Last year was marked by a dash to plant cotton among well-capitalized farmers of Brazil's Cerrado region. This has had a knock-on effect on shipments and, as a result, the South American ag giant is expected to leapfrog Australia and Uzbekistan to become the world's No. 3 exporter this year. Shipments have slightly more than doubled in the 2011-12 season (Aug-Jul) so far to reach 791,130 metric tons and another 300,000 tons will likely leave ports by the end of July, according to the Brazilian Cotton exporters Association (ABRAPA).
Allied to a larger crop -- lint cotton output rose 65% to 1.96 million metric tons (mmt) in 2010-11 -- declining domestic demand also freed up more cotton for shipment. The local textile industry is struggling to compete with imports from China and its cotton consumption fell 10% last year.
With little prospect of a textile industry renaissance, Brazil will have to sell another 1 mmt of cotton abroad from the next crop, which will be harvested from May. However, slightly worryingly, forward sales remain weak. The Agriculture Ministry pegs the 2011-12 crop at 2.0 mmt, marginally higher than the year before. However, that level of output is not guaranteed with drought in Bahia and excessive rain in Mato Grosso concerning producers.

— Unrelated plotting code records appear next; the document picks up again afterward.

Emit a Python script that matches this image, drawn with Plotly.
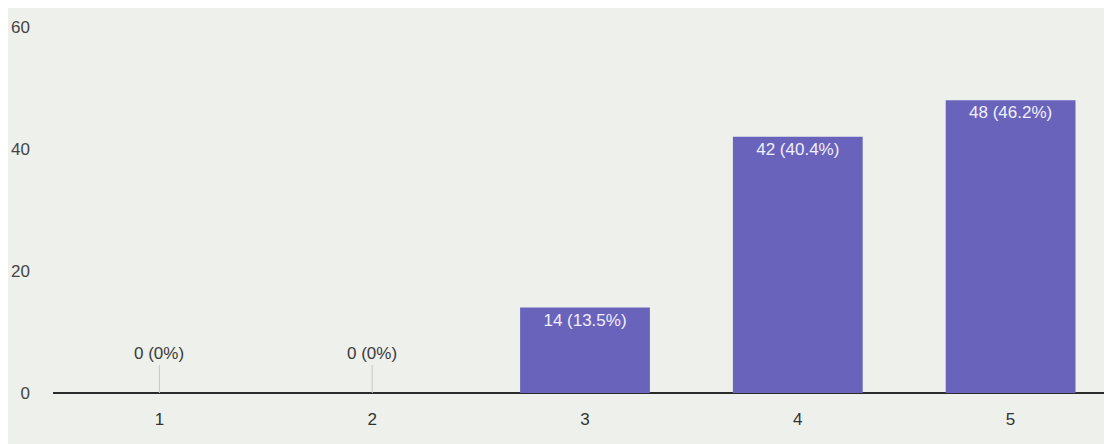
import plotly.graph_objects as go

categories = ["1", "2", "3", "4", "5"]
counts = [0, 0, 14, 42, 48]
y_ticks = [0, 20, 40, 60]

total = sum(counts)
labels = []
for c in counts:
    p = c / total * 100
    labels.append(f"{c} ({p:.0f}%)" if c == 0 else f"{c} ({p:.1f}%)")

inside_text = [l if c > 0 else "" for l, c in zip(labels, counts)]

fig = go.Figure()
fig.add_trace(go.Bar(
    x=categories, y=counts,
    marker=dict(color="#6a63bb", line=dict(width=0)),
    text=inside_text, textposition="inside", insidetextanchor="end",
    textfont=dict(color="#f0f0ff", size=17, family="Liberation Sans"),
    textangle=0, cliponaxis=False,
))

for i, (c, l) in enumerate(zip(counts, labels)):
    if c == 0:
        fig.add_annotation(x=i, y=c, text=l, showarrow=True, arrowhead=0,
                           arrowwidth=1, arrowcolor="#c8c8c4", ax=0, ay=-28,
                           font=dict(color="#3a3a3a", size=17, family="Liberation Sans"),
                           yanchor="bottom", standoff=0)

fig.update_layout(
    width=1112, height=444,
    margin=dict(l=42, r=3, t=19, b=59),
    paper_bgcolor="#eef0ec", plot_bgcolor="#eef0ec",
    bargap=0.39, showlegend=False,
    font=dict(family="Liberation Sans", color="#444444", size=17),
)
fig.update_xaxes(type="category", showgrid=False, showline=False, zeroline=False,
                 ticks="", tickfont=dict(size=17, color="#333333"),
                 ticklabelstandoff=14)
fig.update_yaxes(range=[0, 60], tickvals=y_ticks, showgrid=False,
                 zeroline=True, zerolinecolor="#2a2a2a", zerolinewidth=2,
                 showline=False, ticks="", tickfont=dict(size=17, color="#444444"),
                 ticklabelstandoff=22)

fig.write_html("out.html")
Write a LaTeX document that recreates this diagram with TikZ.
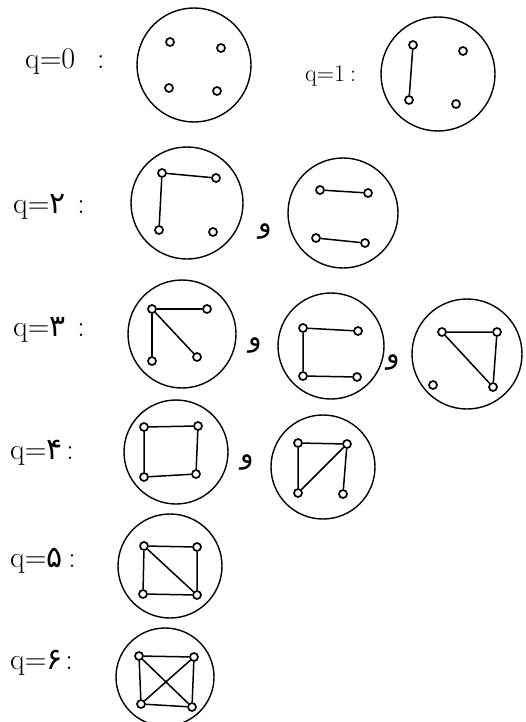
\documentclass[tikz,border=0pt]{standalone}
\usepackage{fontspec}
\newfontfamily\pfont[Script=Arabic]{DejaVu Sans}
\begin{document}
\begin{tikzpicture}[x=1pt,y=-1pt,
  ring/.style={circle, draw, line width=1.4pt, inner sep=0pt},
  vtx/.style={circle, draw, line width=1.7pt, fill=white, inner sep=0pt, minimum size=8pt},
  edg/.style={line width=1.5pt},
  lab/.style={anchor=west, inner sep=0pt, font=\fontsize{30}{32}\selectfont},
  labs/.style={anchor=west, inner sep=0pt, font=\fontsize{24}{26}\selectfont},
  andsym/.style={inner sep=0pt, font=\pfont\fontsize{28}{30}\selectfont}]
\useasboundingbox (0,0) rectangle (526,722);

% q = 0
\node[lab] (l0) at (25,62) {q=0\hspace{22pt}:};
\node[ring, minimum size=114pt] (c0) at (194,65) {};
\node[vtx] (a0) at (170,42) {};
\node[vtx] (b0) at (221,48) {};
\node[vtx] (c0v) at (169,88) {};
\node[vtx] (d0) at (217,91) {};

% q = 1
\node[labs] (l1) at (305,76) {q=1\hspace{5pt}:};
\node[ring, minimum size=114pt] (c1) at (438,74) {};
\node[vtx] (a1) at (413,45) {};
\node[vtx] (b1) at (463,51) {};
\node[vtx] (c1v) at (409,100) {};
\node[vtx] (d1) at (456,104) {};
\draw[edg] (a1) -- (c1v);

% q = 2
\node[lab] (l2) at (13,207) {q={\pfont ۲}\hspace{12pt}:};
\node[ring, minimum size=112pt] (c2a) at (187,203) {};
\node[vtx] (a2) at (162,173) {};
\node[vtx] (b2) at (216,178) {};
\node[vtx] (c2) at (159,230) {};
\node[vtx] (d2) at (213,232) {};
\draw[edg] (c2) -- (a2) -- (b2);
\node[andsym] (w2) at (265,232) {و};
\node[ring, minimum size=110pt] (c2b) at (343,213) {};
\node[vtx] (e2) at (320,190) {};
\node[vtx] (f2) at (368,193) {};
\node[vtx] (g2) at (316,238) {};
\node[vtx] (h2) at (365,243) {};
\draw[edg] (e2) -- (f2);
\draw[edg] (g2) -- (h2);

% q = 3
\node[lab] (l3) at (13,330) {q={\pfont ۳}\hspace{12pt}:};
\node[ring, minimum size=108pt] (c3a) at (182,334) {};
\node[vtx] (a3) at (152,309) {};
\node[vtx] (b3) at (207,309) {};
\node[vtx] (c3) at (152,361) {};
\node[vtx] (d3) at (197,357) {};
\draw[edg] (a3) -- (b3);
\draw[edg] (a3) -- (c3);
\draw[edg] (a3) -- (d3);
\node[andsym] (w3a) at (255,345) {و};
\node[ring, minimum size=106pt] (c3b) at (331,346) {};
\node[vtx] (e3) at (303,328) {};
\node[vtx] (f3) at (358,331) {};
\node[vtx] (g3) at (303,376) {};
\node[vtx] (h3) at (357,377) {};
\draw[edg] (f3) -- (e3) -- (g3) -- (h3);
\node[andsym] (w3b) at (393,362) {و};
\node[ring, minimum size=110pt] (c3c) at (467,354) {};
\node[vtx] (i3) at (442,332) {};
\node[vtx] (j3) at (497,332) {};
\node[vtx] (k3) at (433,385) {};
\node[vtx] (m3) at (493,387) {};
\draw[edg] (i3) -- (j3) -- (m3) -- (i3);

% q = 4
\node[lab] (l4) at (10,453) {q={\pfont ۴}\hspace{4pt}:};
\node[ring, minimum size=104pt] (c4a) at (176,452) {};
\node[vtx] (a4) at (144,427) {};
\node[vtx] (b4) at (198,426) {};
\node[vtx] (c4) at (144,477) {};
\node[vtx] (d4) at (196,474) {};
\draw[edg] (a4) -- (b4) -- (d4) -- (c4) -- (a4);
\node[andsym] (w4) at (247,462) {و};
\node[ring, minimum size=104pt] (c4b) at (323,467) {};
\node[vtx] (e4) at (298,443) {};
\node[vtx] (f4) at (347,444) {};
\node[vtx] (g4) at (298,493) {};
\node[vtx] (h4) at (343,494) {};
\draw[edg] (g4) -- (e4) -- (f4) -- (h4);
\draw[edg] (f4) -- (g4);

% q = 5
\node[lab] (l5) at (10,561) {q={\pfont ۵}\hspace{6pt}:};
\node[ring, minimum size=104pt] (c5) at (170,566) {};
\node[vtx] (a5) at (144,546) {};
\node[vtx] (b5) at (197,547) {};
\node[vtx] (c5v) at (143,594) {};
\node[vtx] (d5) at (197,595) {};
\draw[edg] (a5) -- (b5) -- (d5) -- (c5v) -- (a5);
\draw[edg] (a5) -- (d5);

% q = 6
\node[lab] (l6) at (10,663) {q={\pfont ۶}\hspace{3pt}:};
\node[ring, minimum size=98pt] (c6) at (165,677) {};
\node[vtx] (a6) at (139,656) {};
\node[vtx] (b6) at (194,657) {};
\node[vtx] (c6v) at (141,704) {};
\node[vtx] (d6) at (192,707) {};
\draw[edg] (a6) -- (b6) -- (d6) -- (c6v) -- (a6);
\draw[edg] (a6) -- (d6);
\draw[edg] (b6) -- (c6v);
\end{tikzpicture}
\end{document}
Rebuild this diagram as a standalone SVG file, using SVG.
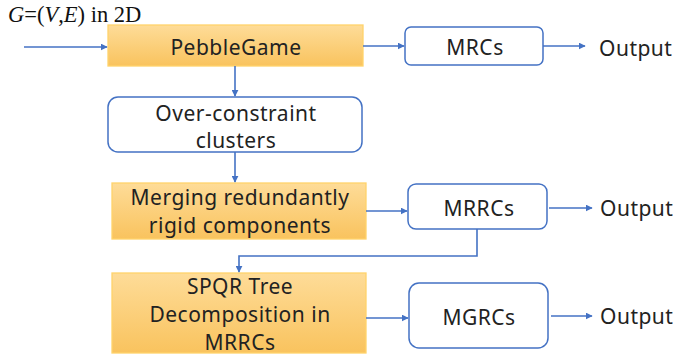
<svg xmlns="http://www.w3.org/2000/svg" width="674" height="360" viewBox="0 0 674 360">
<defs>
<linearGradient id="og" x1="0" y1="0" x2="0" y2="1">
<stop offset="0" stop-color="#FEDC98"/>
<stop offset="1" stop-color="#F9C35E"/>
</linearGradient>
<marker id="ah" viewBox="0 0 10 10" refX="9" refY="5" markerWidth="7" markerHeight="7" markerUnits="userSpaceOnUse" orient="auto">
<path d="M0,0 L10,5 L0,10 z" fill="#4472C4"/>
</marker>
</defs>
<style>
.o{fill:url(#og);stroke:#FFD36B;stroke-width:1.3}
.b{fill:#fff;stroke:#4472C4;stroke-width:1.5}
.t{font-family:"Noto Sans","Open Sans",sans-serif;font-size:21px;letter-spacing:0.5px;fill:#222;text-anchor:middle}
.s{text-anchor:start}
.c{fill:none;stroke:#4472C4;stroke-width:1.6;marker-end:url(#ah)}
</style>
<text x="8" y="22" font-family="Liberation Serif,serif" font-size="22.5" fill="#111"><tspan font-style="italic">G</tspan>=(<tspan font-style="italic">V</tspan>,<tspan font-style="italic">E</tspan>) in 2D</text>
<g id="pebble"><rect class="o" x="108" y="25" width="255" height="41"/><text class="t" x="236" y="55">PebbleGame</text></g>
<g id="mrcs"><rect class="b" x="405" y="27" width="138" height="38" rx="6"/><text class="t" x="475" y="55">MRCs</text></g>
<g id="out1"><text class="t s" x="599" y="56">Output</text></g>
<g id="over"><rect class="b" x="108" y="97" width="254" height="55" rx="10"/><text class="t" x="236" y="121">Over-constraint</text><text class="t" x="236" y="148">clusters</text></g>
<g id="merge"><rect class="o" x="112" y="183" width="254" height="56"/><text class="t" x="240" y="205">Merging redundantly</text><text class="t" x="240" y="233">rigid components</text></g>
<g id="mrrcs"><rect class="b" x="408" y="184" width="139" height="45" rx="8"/><text class="t" x="479" y="216">MRRCs</text></g>
<g id="out2"><text class="t s" x="600" y="216">Output</text></g>
<g id="spqr"><rect class="o" x="112" y="273" width="254" height="80"/><text class="t" x="240" y="294">SPQR Tree</text><text class="t" x="240" y="322">Decomposition in</text><text class="t" x="240" y="350">MRRCs</text></g>
<g id="mgrcs"><rect class="b" x="409" y="283" width="139" height="65" rx="10"/><text class="t" x="479" y="325">MGRCs</text></g>
<g id="out3"><text class="t s" x="600" y="324">Output</text></g>
<g id="connectors">
<path class="c" d="M24,47 H107"/>
<path class="c" d="M363,46 H404"/>
<path class="c" d="M543,46 H585"/>
<path class="c" d="M235,66 V96"/>
<path class="c" d="M235,152 V182"/>
<path class="c" d="M366,211 H407"/>
<path class="c" d="M549,208 H592"/>
<path class="c" d="M477,229 V256 H239 V272"/>
<path class="c" d="M366,318 H408"/>
<path class="c" d="M551,316 H592"/>
</g>
</svg>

The profile of cotton producers has changed substantially over the past five years with the traditional farmers in Minas Gerais and Sao Paulo increasingly overshadowed by hi-tech operations in Mato Grosso and Bahia, who plant cotton after a summer soybean crop. With cotton now well established in the crop rotations of these regions, the tendency will be for the crop to expand in the next years, price permitting. However, Brazil is still a long way behind the U.S., which is seen exporting 2.4 mmt in 2011-12 and India, which is pegged to ship 1.7 mmt.